VolGAN is trained on a series of implied volatility surfaces and underlying prices of each option to generate a realistic IVS and the underlying price of the asset.

Accounts for not only scenarios based on Gaussian probabilities, but abrupt non-Guassian changes in the IVS, in a logical arbitrage-free manner.

A generative model for implied volatility surfaces.

As input, VolGAN receives (1) the implied volatility surface at previous date, (2) two previous underlying returns (3) the realized volatility from the previous period to output (1) the return of the underlying asset and (2) the implied volatility surface.

The architecture is a Conditional GAN, composed of a generator and discriminator (as is typical of GANs).

The inputs to the GAN are,

g_t(m, \tau) = \log \sigma_t(m, \tau) \\[3mm] r_t = \log\left(\frac{S_{t+1}}{S_t}\right) \\[3mm] \gamma_t = \sqrt{\frac{21}{252} \sum_{i = 0}^{20} r^2_{t - i}}

where $g_t(\cdot)$ is the implied volatility at $t$ in log-space, $r_t$ is the return at $t$ in log-space, and $\gamma_t$ is the historic volatility over a one-month trading period (21 days out of 252 total possible trading days.).

All aggregated into an input vector $a$ ,

a_t = (r_{t-1}, t_{t-2}, \gamma_{t - 1}, g_t(m, \tau))

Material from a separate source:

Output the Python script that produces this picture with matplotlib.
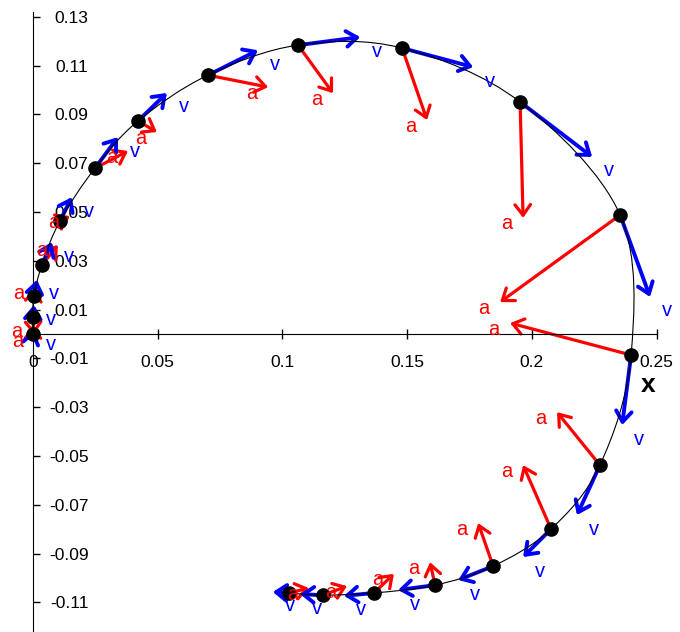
import numpy as np
import matplotlib
matplotlib.use('Agg')
import matplotlib.pyplot as plt
from matplotlib.path import Path
from matplotlib.patches import PathPatch

# positions of the particle
pos_x = [0.0000, 0.0000, 0.0004, 0.0036, 0.0108, 0.0249, 0.0421, 0.0702, 0.1063, 0.1480,
         0.1953, 0.2354, 0.2398, 0.2273, 0.2077, 0.1845, 0.1612, 0.1367, 0.1163, 0.1026]
pos_y = [0.0000, 0.0070, 0.0156, 0.0283, 0.0463, 0.0680, 0.0873, 0.1061, 0.1184, 0.1172,
         0.0951, 0.0488, -0.0086, -0.0537, -0.0799, -0.0951, -0.1029, -0.1061, -0.1070, -0.1061]

# velocity vectors (drawn to scale)
vel_x = [0.0004, 0.0004, 0.0012, 0.0040, 0.0048, 0.0092, 0.0116, 0.0200, 0.0249, 0.0285,
         0.0289, 0.0120, -0.0036, -0.0092, -0.0112, -0.0140, -0.0148, -0.0120, -0.0092, -0.0064]
vel_y = [0.0016, 0.0049, 0.0066, 0.0094, 0.0098, 0.0127, 0.0115, 0.0102, 0.0033, -0.0078,
         -0.0225, -0.0336, -0.0287, -0.0205, -0.0115, -0.0057, -0.0020, -0.0012, 0.0004, 0.0004]

# acceleration vectors (drawn to scale)
acc_x = [0.0000, 0.0004, 0.0004, 0.0064, 0.0040, 0.0132, 0.0076, 0.0241, 0.0140, 0.0100,
         0.0012, -0.0481, -0.0485, -0.0172, -0.0112, -0.0060, -0.0020, 0.0080, 0.0096, 0.0080]
acc_y = [0.0037, -0.0074, 0.0033, 0.0082, 0.0020, 0.0070, -0.0045, -0.0049, -0.0197, -0.0295,
         -0.0475, -0.0357, 0.0131, 0.0217, 0.0262, 0.0176, 0.0094, 0.0078, 0.0037, 0.0020]

xticks = [0, 0.05, 0.1, 0.15, 0.2, 0.25]
xtick_labels = ['0', '0.05', '0.1', '0.15', '0.2', '0.25']
yticks = [0.13, 0.11, 0.09, 0.07, 0.05, 0.03, 0.01, -0.01, -0.03, -0.05, -0.07, -0.09, -0.11]

plt.rcParams['font.family'] = ['Liberation Sans', 'DejaVu Sans']

fig = plt.figure(figsize=(6.8, 6.32), dpi=100)
ax = fig.add_axes([0, 0, 1, 1])
ax.set_xlim(-0.0132, 0.2594)
ax.set_ylim(-0.1221, 0.1369)

ax.spines['top'].set_visible(False)
ax.spines['right'].set_visible(False)
ax.spines['left'].set_position(('data', 0))
ax.spines['bottom'].set_position(('data', 0))
ax.spines['left'].set_bounds(-0.1221, 0.132)
ax.spines['bottom'].set_bounds(0, 0.25)

ax.set_xticks(xticks)
ax.set_xticklabels(xtick_labels)
ax.set_yticks(yticks)
ax.set_yticklabels(['{:.2f}'.format(v) for v in yticks])
ax.tick_params(axis='y', direction='in', length=5, width=1, pad=-40, labelsize=12.5)
ax.tick_params(axis='x', direction='inout', length=6.5, width=1, pad=12, labelsize=12.5)

ahead = '->,head_length=0.38,head_width=0.28'
for i in range(len(pos_x)):
    x0, y0 = pos_x[i], pos_y[i]
    # acceleration
    hx, hy = x0 + acc_x[i], y0 + acc_y[i]
    ax.annotate('', xy=(hx, hy), xytext=(x0, y0), zorder=2,
                arrowprops=dict(arrowstyle=ahead, color='#ff0000', lw=2.3,
                                shrinkA=0, shrinkB=0, mutation_scale=20))
    ax.annotate('a', xy=(hx, hy), xytext=(-16, -6), textcoords='offset pixels',
                ha='center', va='center', color='#ff0000', fontsize=14.5, zorder=6)
    # velocity
    hx, hy = x0 + vel_x[i], y0 + vel_y[i]
    ax.annotate('', xy=(hx, hy), xytext=(x0, y0), zorder=3,
                arrowprops=dict(arrowstyle=ahead, color='#0000ff', lw=2.8,
                                shrinkA=0, shrinkB=0, mutation_scale=20))
    ax.annotate('v', xy=(hx, hy), xytext=(17, -14), textcoords='offset pixels',
                ha='center', va='center', color='#0000ff', fontsize=14.5, zorder=6)

# smooth trajectory through the points (Catmull-Rom segments as cubic Bezier)
P = np.column_stack([pos_x, pos_y])
verts = [P[0]]
codes = [Path.MOVETO]
n = len(P)
for i in range(n - 1):
    p0 = P[max(i - 1, 0)]
    p1 = P[i]
    p2 = P[i + 1]
    p3 = P[min(i + 2, n - 1)]
    verts += [p1 + (p2 - p0) / 6, p2 - (p3 - p1) / 6, p2]
    codes += [Path.CURVE4, Path.CURVE4, Path.CURVE4]
ax.add_patch(PathPatch(Path(verts, codes), facecolor='none', edgecolor='black',
                       lw=0.8, zorder=4))

ax.plot(pos_x, pos_y, 'o', color='black', markersize=9.5, zorder=5)

ax.text(0.2466, -0.0209, 'x', fontsize=19, fontweight='bold', ha='center', va='center')

fig.savefig('out.png', dpi=100)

The generator takes in $a$ with i.i.d noise, $z_t \sim \mathcal{N}(0, I_d)$ where $I$ is the identity (serving as covariance) matrix and outputs synthetic log-space volatility and returns,

G(a_t, z_t) = (\hat{r}(z_t), \Delta \hat{g}_t(m, \tau)(z_t))

where $\hat{r}_t(z_t)$ is the synthetic predicted return and $\Delta \hat{g}_t(m, \tau)(z_t)$ is the synthetic IVS both in log-space.

The discrminator $D(\cdot)$ is a classifier which takes in an input value $(r, \Delta g)$ , either the output of the generator or the ground-truth realization of the data with a condition vector $a_t$ as defined previously.

$D(a, (r, \Delta g))$ outputs a probability that the input $(r, \Delta g)$ is drawn from the distribution of $(r_t, \Delta g_t)$ given $a_t$ .

Essentially verifying that the output of the generator is probable to have been induced from a prior volatility surface.

Both $G$ and $D$ are defined as feed-forward neural networks with their own respective parameters.

$G$ is a two layer neural network with a hidden layer $\in \mathbb{R}^h$ , a second hidden layer $\in \mathbb{R}^{2H}$ , with a final dense layer of size $\mathbb{R}^{Nt \times Nk}$ outputting the log-implied volatility surface increment with the simulated return of the underlying asset.

The discrminator takes the simulated return with $a$ , through a hidden layer of size $H$ and outputs a single probability value, denoting the probability that the simulated return is inductively sampled from the data.

Training Objective

The loss function for the generator is smoothed as,

L_m(g) = \sum_{i,j} \frac{(g(m_{i+1}, \tau_j) - g(m_i, \tau_j))^2}{|m_{i+1} - m_i|^2} \approx \|\partial_m g\|_{L^2}^2

L_\tau(g) = \sum_{i,j} \frac{(g(m_i, \tau_{j+1}) - g(m_i, \tau_j))^2}{|\tau_{j+1} - \tau_j|^2} \approx \|\partial_\tau g\|_{L^2}^2

J(G)(\theta_d, \theta_g) = -\frac{1}{2} \mathbb{E} [ \log (D (a_t, G(a_t, z; \theta_g); \theta_d)) \\[3mm] + \alpha_m L_m (g_t(m, \tau) \\[3mm] + G(a_t, z_t; \theta_g)|_{2:}) + \beta_\tau L_\tau (g_t(m, \tau) + G(a_t, z_t; \theta_g)|_{2:})]

where $L_m(g)$ is smoothing the moneyness dimension while $L_{\tau}(g)$ is smoothing the time to maturity dimension.

The discriminator simply minimizes the binary cross-entropy loss.

Scenario re-weighting

Assume $\mathbb{P}_0$ is the joint probability distribution output by the generator, $(r_t, \sigma(m, \tau))$ .

To remove opportunities for arbitrage, they reweight the probability $\mathbb{P}_0$ by sampling using a weighting function to the generated samples in the softmax, as:

w^i = \frac{\exp(-\beta \Phi(\hat{\sigma}_i))}{\sum_{j = 1}^N \exp(-\beta\Phi(\hat{\sigma_j}))}

Each weighted scenario is used to compute expectations of various quantities of interest under $\mathbb{P}_{\beta}$

Assume $X$ is the return of the option, then you can quantify the expected return over $N$ steps as

\mathbb{E}_{\beta}[X] = \sum_{i = 1}^N w_ix_i

or for any defintion of $X$ .